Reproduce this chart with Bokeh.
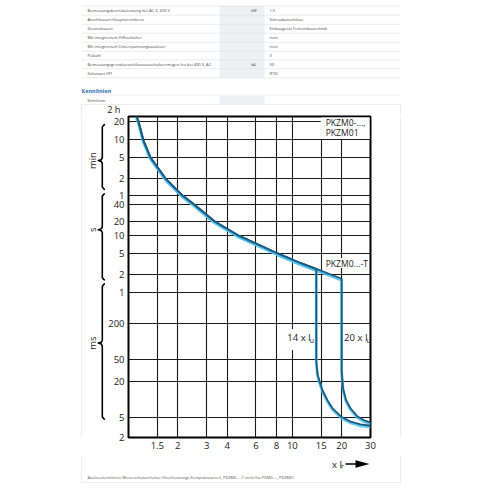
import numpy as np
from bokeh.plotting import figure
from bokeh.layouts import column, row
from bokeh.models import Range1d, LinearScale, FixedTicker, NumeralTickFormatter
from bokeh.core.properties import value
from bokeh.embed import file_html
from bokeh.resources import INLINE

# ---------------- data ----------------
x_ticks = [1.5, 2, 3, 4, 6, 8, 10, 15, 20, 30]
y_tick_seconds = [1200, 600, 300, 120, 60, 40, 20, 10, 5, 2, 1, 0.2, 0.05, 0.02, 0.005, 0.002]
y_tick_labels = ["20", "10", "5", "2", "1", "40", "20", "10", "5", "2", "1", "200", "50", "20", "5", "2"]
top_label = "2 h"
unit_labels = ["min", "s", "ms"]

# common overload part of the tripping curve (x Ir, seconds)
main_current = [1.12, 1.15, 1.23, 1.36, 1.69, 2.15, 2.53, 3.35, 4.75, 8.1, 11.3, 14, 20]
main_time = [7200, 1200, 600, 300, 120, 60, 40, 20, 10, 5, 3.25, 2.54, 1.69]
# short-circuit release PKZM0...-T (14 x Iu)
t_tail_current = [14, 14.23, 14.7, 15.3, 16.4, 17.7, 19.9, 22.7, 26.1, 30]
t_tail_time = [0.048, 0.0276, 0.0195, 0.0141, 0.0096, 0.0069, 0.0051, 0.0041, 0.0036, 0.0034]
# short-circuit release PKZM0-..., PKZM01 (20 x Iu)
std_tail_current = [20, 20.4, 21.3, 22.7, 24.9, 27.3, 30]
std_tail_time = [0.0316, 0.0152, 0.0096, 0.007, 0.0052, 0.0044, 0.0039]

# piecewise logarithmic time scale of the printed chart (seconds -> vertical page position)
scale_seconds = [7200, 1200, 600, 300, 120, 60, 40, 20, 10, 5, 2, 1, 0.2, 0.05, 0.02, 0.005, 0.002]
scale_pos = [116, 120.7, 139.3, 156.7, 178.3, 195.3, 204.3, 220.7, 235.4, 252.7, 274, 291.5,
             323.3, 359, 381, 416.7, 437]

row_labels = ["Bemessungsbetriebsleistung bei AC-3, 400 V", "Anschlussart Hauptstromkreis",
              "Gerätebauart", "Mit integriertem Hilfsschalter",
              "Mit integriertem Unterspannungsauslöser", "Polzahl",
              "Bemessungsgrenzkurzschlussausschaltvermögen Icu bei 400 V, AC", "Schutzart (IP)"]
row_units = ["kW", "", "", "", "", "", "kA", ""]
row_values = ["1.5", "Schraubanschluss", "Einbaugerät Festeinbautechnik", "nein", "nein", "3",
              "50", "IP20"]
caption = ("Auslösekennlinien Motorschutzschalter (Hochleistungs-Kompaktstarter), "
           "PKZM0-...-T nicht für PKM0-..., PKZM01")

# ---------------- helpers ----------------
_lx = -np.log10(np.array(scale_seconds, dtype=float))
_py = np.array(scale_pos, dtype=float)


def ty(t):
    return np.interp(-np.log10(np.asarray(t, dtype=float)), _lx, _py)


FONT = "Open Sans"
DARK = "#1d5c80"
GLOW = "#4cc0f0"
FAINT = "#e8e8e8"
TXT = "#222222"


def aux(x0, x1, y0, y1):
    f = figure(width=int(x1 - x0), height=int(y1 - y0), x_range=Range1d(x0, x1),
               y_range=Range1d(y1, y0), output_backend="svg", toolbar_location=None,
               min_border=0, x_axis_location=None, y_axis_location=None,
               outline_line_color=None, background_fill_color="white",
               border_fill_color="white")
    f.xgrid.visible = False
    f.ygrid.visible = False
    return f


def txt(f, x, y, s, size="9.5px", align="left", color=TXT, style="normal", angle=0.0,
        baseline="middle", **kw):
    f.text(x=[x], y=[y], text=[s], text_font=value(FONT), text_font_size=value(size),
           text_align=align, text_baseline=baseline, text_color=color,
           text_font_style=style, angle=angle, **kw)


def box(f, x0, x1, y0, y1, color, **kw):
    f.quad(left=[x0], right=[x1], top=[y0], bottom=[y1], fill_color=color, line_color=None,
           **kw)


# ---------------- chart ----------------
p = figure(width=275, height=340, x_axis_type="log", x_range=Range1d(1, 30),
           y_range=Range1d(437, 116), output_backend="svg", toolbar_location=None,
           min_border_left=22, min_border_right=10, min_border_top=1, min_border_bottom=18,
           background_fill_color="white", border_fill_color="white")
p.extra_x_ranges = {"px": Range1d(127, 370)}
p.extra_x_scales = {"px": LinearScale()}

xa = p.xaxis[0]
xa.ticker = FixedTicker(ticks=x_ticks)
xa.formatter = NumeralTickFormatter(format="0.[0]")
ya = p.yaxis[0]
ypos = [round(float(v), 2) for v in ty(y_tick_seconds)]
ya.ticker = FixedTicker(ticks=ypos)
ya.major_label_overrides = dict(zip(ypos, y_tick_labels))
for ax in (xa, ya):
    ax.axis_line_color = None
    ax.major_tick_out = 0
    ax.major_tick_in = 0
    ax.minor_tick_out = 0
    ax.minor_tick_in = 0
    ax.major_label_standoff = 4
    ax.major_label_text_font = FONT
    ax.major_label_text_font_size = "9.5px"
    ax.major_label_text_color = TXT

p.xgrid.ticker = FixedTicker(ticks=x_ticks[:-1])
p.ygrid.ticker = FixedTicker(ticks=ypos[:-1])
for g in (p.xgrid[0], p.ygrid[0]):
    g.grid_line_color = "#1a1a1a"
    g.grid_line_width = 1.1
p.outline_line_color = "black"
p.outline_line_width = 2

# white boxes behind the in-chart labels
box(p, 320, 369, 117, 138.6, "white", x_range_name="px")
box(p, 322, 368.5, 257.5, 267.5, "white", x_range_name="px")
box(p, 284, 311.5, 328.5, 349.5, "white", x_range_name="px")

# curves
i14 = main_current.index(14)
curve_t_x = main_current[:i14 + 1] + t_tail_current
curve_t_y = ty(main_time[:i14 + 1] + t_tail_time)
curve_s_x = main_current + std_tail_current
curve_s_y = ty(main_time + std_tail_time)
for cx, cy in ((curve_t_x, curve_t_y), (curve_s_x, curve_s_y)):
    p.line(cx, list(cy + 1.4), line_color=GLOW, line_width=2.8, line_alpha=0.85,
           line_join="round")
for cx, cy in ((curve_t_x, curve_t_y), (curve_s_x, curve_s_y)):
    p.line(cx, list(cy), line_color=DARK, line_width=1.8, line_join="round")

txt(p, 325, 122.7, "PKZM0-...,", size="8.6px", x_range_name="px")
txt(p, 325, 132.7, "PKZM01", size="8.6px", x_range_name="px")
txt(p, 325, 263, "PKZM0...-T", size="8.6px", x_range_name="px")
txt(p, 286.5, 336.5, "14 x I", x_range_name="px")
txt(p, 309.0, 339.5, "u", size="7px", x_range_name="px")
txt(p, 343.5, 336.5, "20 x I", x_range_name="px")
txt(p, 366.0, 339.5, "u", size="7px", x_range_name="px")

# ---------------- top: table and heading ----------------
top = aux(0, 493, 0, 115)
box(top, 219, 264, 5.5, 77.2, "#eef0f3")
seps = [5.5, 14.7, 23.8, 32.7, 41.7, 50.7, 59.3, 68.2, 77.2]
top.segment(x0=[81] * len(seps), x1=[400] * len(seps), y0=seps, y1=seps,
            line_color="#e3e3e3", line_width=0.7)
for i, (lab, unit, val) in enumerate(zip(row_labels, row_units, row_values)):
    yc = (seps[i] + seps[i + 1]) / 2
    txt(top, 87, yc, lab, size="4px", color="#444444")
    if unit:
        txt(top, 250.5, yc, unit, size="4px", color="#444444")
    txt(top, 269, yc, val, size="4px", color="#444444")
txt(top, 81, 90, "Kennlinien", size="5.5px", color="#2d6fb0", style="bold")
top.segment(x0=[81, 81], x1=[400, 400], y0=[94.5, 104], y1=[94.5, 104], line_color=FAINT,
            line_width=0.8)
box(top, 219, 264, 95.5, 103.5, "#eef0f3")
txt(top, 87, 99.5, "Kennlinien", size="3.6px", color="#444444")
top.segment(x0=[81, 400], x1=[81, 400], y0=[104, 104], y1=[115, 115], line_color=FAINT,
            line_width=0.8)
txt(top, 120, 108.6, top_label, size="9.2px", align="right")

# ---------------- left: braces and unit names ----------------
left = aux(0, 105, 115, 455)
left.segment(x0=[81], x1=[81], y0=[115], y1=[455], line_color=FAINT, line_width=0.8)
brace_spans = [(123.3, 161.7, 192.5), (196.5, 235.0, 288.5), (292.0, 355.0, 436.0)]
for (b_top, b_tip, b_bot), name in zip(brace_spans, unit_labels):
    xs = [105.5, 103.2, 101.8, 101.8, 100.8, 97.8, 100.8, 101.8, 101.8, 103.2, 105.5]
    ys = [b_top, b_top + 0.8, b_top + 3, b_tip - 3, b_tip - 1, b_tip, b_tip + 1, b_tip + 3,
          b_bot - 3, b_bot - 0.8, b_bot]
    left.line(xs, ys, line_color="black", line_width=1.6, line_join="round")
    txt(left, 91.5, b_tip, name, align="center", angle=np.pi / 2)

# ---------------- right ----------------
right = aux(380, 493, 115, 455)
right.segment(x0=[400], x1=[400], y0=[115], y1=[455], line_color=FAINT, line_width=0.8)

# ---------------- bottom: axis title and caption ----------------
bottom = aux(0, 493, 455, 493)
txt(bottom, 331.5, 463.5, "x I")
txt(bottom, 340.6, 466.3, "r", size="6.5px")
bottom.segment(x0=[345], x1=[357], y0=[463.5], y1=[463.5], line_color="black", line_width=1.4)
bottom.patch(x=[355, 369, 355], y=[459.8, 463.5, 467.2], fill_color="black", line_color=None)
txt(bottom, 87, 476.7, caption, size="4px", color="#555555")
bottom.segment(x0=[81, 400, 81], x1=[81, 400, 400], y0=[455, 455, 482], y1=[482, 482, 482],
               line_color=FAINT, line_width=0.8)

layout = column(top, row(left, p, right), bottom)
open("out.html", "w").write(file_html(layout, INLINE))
***
Aim
Starting at the top of the listing above, please restate word for word each line up to and including the one that holds "323.3, 359, 381, 416.7, 437]", omitting every image.

Reply
Reproduce this chart with Bokeh.
import numpy as np
from bokeh.plotting import figure
from bokeh.layouts import column, row
from bokeh.models import Range1d, LinearScale, FixedTicker, NumeralTickFormatter
from bokeh.core.properties import value
from bokeh.embed import file_html
from bokeh.resources import INLINE

# ---------------- data ----------------
x_ticks = [1.5, 2, 3, 4, 6, 8, 10, 15, 20, 30]
y_tick_seconds = [1200, 600, 300, 120, 60, 40, 20, 10, 5, 2, 1, 0.2, 0.05, 0.02, 0.005, 0.002]
y_tick_labels = ["20", "10", "5", "2", "1", "40", "20", "10", "5", "2", "1", "200", "50", "20", "5", "2"]
top_label = "2 h"
unit_labels = ["min", "s", "ms"]

# common overload part of the tripping curve (x Ir, seconds)
main_current = [1.12, 1.15, 1.23, 1.36, 1.69, 2.15, 2.53, 3.35, 4.75, 8.1, 11.3, 14, 20]
main_time = [7200, 1200, 600, 300, 120, 60, 40, 20, 10, 5, 3.25, 2.54, 1.69]
# short-circuit release PKZM0...-T (14 x Iu)
t_tail_current = [14, 14.23, 14.7, 15.3, 16.4, 17.7, 19.9, 22.7, 26.1, 30]
t_tail_time = [0.048, 0.0276, 0.0195, 0.0141, 0.0096, 0.0069, 0.0051, 0.0041, 0.0036, 0.0034]
# short-circuit release PKZM0-..., PKZM01 (20 x Iu)
std_tail_current = [20, 20.4, 21.3, 22.7, 24.9, 27.3, 30]
std_tail_time = [0.0316, 0.0152, 0.0096, 0.007, 0.0052, 0.0044, 0.0039]

# piecewise logarithmic time scale of the printed chart (seconds -> vertical page position)
scale_seconds = [7200, 1200, 600, 300, 120, 60, 40, 20, 10, 5, 2, 1, 0.2, 0.05, 0.02, 0.005, 0.002]
scale_pos = [116, 120.7, 139.3, 156.7, 178.3, 195.3, 204.3, 220.7, 235.4, 252.7, 274, 291.5,
             323.3, 359, 381, 416.7, 437]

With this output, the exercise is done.